Today though I saw that Ivan Fesenko has put out a document entitled Remarks on Aspects of Modern Pioneering Mathematical Research. It refers in footnote 18 to:
two recent texts by Sh. Mochizuki, ‘Report on discussions, held during the period March 15–20, 2018, concerning inter-universal Teichmüller theory (IUTCH)’and ‘Comments on the manuscript by Scholze–Stix concerning inter-universal Teichmüller theory (IUTCH)’, July 2018
I haven’t seen these two texts, or the Scholze-Stix manuscript. What I have heard about them is that Scholze-Stix identify what they see as a specific, serious flaw in the proof, and that Mochizuki denies that this is a problem or that his manuscript needs to be revised. Presumably, after the two sides try and sort this out amongst themselves, at some point we’ll see something publicly available describing the details of their disagreement.
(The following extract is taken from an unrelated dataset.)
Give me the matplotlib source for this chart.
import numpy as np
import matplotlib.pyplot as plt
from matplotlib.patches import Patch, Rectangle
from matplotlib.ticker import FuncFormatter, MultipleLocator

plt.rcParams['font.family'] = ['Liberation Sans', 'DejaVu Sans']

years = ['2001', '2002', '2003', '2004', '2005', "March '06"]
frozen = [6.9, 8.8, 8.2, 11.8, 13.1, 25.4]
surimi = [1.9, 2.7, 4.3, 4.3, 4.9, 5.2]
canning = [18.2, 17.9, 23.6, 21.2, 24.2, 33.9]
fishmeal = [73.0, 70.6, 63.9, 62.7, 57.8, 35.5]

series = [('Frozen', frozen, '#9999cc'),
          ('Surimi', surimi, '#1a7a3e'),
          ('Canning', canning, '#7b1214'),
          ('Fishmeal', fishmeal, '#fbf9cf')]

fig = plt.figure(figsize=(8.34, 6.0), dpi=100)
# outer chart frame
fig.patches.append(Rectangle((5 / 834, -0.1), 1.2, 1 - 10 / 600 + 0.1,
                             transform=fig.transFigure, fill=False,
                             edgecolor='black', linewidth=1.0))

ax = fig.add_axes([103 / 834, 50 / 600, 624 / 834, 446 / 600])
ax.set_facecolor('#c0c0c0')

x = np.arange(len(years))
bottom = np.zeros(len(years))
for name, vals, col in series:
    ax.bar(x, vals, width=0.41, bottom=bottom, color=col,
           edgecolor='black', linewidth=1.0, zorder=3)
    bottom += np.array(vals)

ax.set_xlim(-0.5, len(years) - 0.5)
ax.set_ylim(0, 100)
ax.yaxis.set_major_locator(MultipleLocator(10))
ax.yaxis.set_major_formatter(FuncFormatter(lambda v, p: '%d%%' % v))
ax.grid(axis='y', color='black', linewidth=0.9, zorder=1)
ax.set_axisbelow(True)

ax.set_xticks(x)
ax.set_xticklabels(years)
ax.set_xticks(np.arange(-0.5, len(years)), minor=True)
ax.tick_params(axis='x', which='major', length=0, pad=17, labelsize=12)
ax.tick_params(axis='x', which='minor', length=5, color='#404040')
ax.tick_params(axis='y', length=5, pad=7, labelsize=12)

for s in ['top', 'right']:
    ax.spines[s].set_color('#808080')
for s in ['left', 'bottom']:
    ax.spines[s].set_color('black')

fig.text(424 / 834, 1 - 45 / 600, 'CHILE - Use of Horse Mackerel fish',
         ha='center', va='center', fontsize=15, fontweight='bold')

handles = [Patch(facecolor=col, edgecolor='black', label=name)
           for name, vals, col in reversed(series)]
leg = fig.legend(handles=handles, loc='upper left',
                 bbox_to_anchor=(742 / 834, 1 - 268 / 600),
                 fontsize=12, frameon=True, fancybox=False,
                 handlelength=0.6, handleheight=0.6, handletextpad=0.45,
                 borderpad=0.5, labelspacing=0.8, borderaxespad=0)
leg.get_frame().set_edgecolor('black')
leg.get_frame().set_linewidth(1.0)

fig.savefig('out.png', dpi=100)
Fesenko’s document has a lot of unpleasant things to say about those who have written anything at all skeptical concerning Mochizuki’s claimed proof, mostly without naming names. He refers to journalists and “US bloggers” as having produced “ignorant absurd articles and posts”, presumably has someone other than me in mind since the information posted here about this I believe has been quite accurate and of reasonably high quality. The one negative reference to identified mathematicians is in the text with footnote 18 pointing to Scholze and Stix, which says:
Several researchers, who could have become potential learners of IUT and then progressed to become experts, declined invitations to participate in the IUT workshops. Some, affected by negative emotions, broke professional rules of conduct and made public their ignorant and sometimes intolerant opinions. Tellingly, the only questions produced were shallow and misplaced and they were communicated only after several years of requests to do so.
Peter Scholze is by far the most talented arithmetic geometer of his generation, a sure thing to receive a Fields Medal at the ICM in a couple weeks. That his questions about Mochizuki’s proof were “shallow” seems highly unlikely, to me at least.
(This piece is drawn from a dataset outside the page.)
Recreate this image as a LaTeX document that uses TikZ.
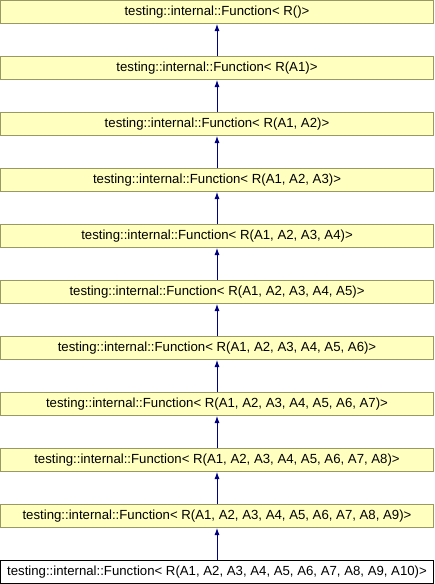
\documentclass[tikz,border=0pt]{standalone}
\usepackage{fontspec}
\setmainfont{Liberation Sans}
\usetikzlibrary{arrows.meta}
\definecolor{boxfill}{HTML}{FFFFC0}
\definecolor{boxline}{HTML}{999966}
\definecolor{arrowblue}{HTML}{000080}
\begin{document}
\begin{tikzpicture}[x=1pt,y=-1pt,
  cls/.style={draw=boxline, fill=boxfill, line width=1pt, minimum width=433pt, minimum height=23pt, inner sep=0pt, font=\fontsize{13.2}{15}\selectfont},
  cur/.style={cls, draw=black, fill=white},
  inh/.style={-{Latex[length=7pt,width=5pt]}, draw=arrowblue, line width=0.9pt}]
\useasboundingbox (0,0) rectangle (434,584);
\node[cls] (f0) at (217,12) {testing::internal::Function< R()>};
\node[cls] (f1) at (217,68) {testing::internal::Function< R(A1)>};
\node[cls] (f2) at (217,124) {testing::internal::Function< R(A1, A2)>};
\node[cls] (f3) at (217,180) {testing::internal::Function< R(A1, A2, A3)>};
\node[cls] (f4) at (217,236) {testing::internal::Function< R(A1, A2, A3, A4)>};
\node[cls] (f5) at (217,292) {testing::internal::Function< R(A1, A2, A3, A4, A5)>};
\node[cls] (f6) at (217,348) {testing::internal::Function< R(A1, A2, A3, A4, A5, A6)>};
\node[cls] (f7) at (217,404) {testing::internal::Function< R(A1, A2, A3, A4, A5, A6, A7)>};
\node[cls] (f8) at (217,460) {testing::internal::Function< R(A1, A2, A3, A4, A5, A6, A7, A8)>};
\node[cls] (f9) at (217,516) {testing::internal::Function< R(A1, A2, A3, A4, A5, A6, A7, A8, A9)>};
\node[cur] (f10) at (217,572) {testing::internal::Function< R(A1, A2, A3, A4, A5, A6, A7, A8, A9, A10)>};
\draw[inh] (f1) -- (f0);
\draw[inh] (f2) -- (f1);
\draw[inh] (f3) -- (f2);
\draw[inh] (f4) -- (f3);
\draw[inh] (f5) -- (f4);
\draw[inh] (f6) -- (f5);
\draw[inh] (f7) -- (f6);
\draw[inh] (f8) -- (f7);
\draw[inh] (f9) -- (f8);
\draw[inh] (f10) -- (f9);
\end{tikzpicture}
\end{document}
Much of Fesenko’s article concerns the question of whether contemporary mathematical research is too narrow and unambitious, devoted to minor improvements and producing lots of publications. This is a serious issue, one though where other fields than arithmetic geometry (e.g. fundamental physics) are in a much worse state. Fesenko tries to make the difficulties mathematicians have had with Mochizuki’s claims about his IUT research an exemplar of this problem, but this seems to me misguided. There are quite good reasons for why experts have been skeptical about IUT and the supposed abc proof, reasons which will be conclusively vindicated if Scholze and Stix turn out to be right. Ironically, an excellent example of the kind of fundamental breakthrough that Fesenko is asking for is Scholze’s own ground-breaking work over the past few years.